High Court Decrees Existence of Corporate Übermensch

Werther gives an analysis of the US Supreme Court’s decision to allow corporations to fund campaigns for or against politicians. Most seem to be very surprised by this decision, it has also led me to wonder if the founders would have been happy with the East India Shipping Company being involved with US elections? Or if a company is incorporated in the US over 35 years ago, can it then run for president? Will the Roberts court decide that the Second Amendment also applies to corporations? The Goldman Sachs militia will then roam the streets of DC…

Peace

The Supreme Court’s wholesale rejection of a century of statutes regulating corporate contributions to political campaigns is a breath of fresh air in a hypocrisy-ridden political process.
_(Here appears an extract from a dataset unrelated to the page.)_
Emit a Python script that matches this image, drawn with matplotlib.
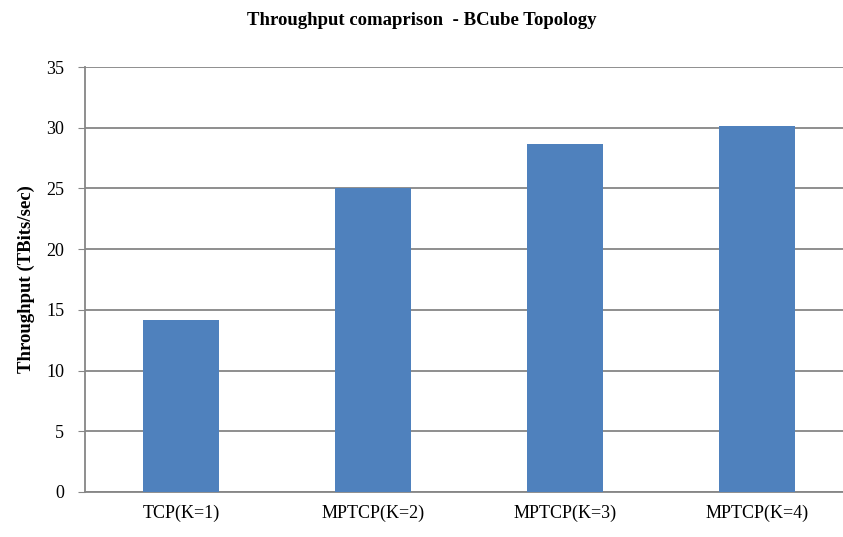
import matplotlib.pyplot as plt
import numpy as np

# Throughput comparison - BCube topology
categories = ['TCP(K=1)', 'MPTCP(K=2)', 'MPTCP(K=3)', 'MPTCP(K=4)']
throughput = [14.2, 25.0, 28.65, 30.15]
yticks = [0, 5, 10, 15, 20, 25, 30, 35]

plt.rcParams['font.family'] = ['Liberation Serif', 'DejaVu Serif']

fig = plt.figure(figsize=(8.43, 5.37), dpi=100)
# plot area runs a bit past the right edge, as in the original
ax = fig.add_axes([0.1008, 0.0838, 0.911, 0.7914])

x = np.arange(len(categories))
ax.bar(x, throughput, width=0.40, color='#4F81BD', zorder=3)

ax.set_xlim(-0.5, len(categories) - 0.5)
ax.set_ylim(0, 35)
ax.set_yticks(yticks)
ax.set_xticks(x)
ax.set_xticklabels(categories, fontsize=13)
ax.tick_params(axis='y', labelsize=13, length=5, color='#868686', pad=10)
ax.tick_params(axis='x', length=0, pad=9)

ax.yaxis.grid(True, color='#868686', linewidth=1.3, zorder=0)
for s in ['top', 'right']:
    ax.spines[s].set_visible(False)
for s in ['left', 'bottom']:
    ax.spines[s].set_color('#868686')
    ax.spines[s].set_linewidth(1.3)

ax.set_ylabel('Throughput (TBits/sec)', fontsize=13.5, fontweight='bold', labelpad=8)
fig.suptitle('Throughput comaprison  - BCube Topology', fontsize=13.5,
             fontweight='bold', y=0.978)

fig.savefig('out.png', dpi=100)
It certainly ought to sweep away the tendency of timid rationalizers to deny the existence of corporate domination and control of every aspect of governance in the United States — a fact which should have already been made abundantly clear by the terms of the bank bailout and the health care travesty.

Freaks poster

•   Corporations are naturally endowed with personhood (the a priori assumption, and one that sounds suspiciously like parallel reasoning on abortion);

•   Corporations accordingly enjoy the rights of natural persons, including free speech (deduction);

•   Money ≡ speech (the logical leap, which can be made to parse with enough Platonic logic-chopping);

•   Ergo, corporate spending is an exercise in free speech not delimited in dollar amounts by the First Amendment (the syllogism is complete).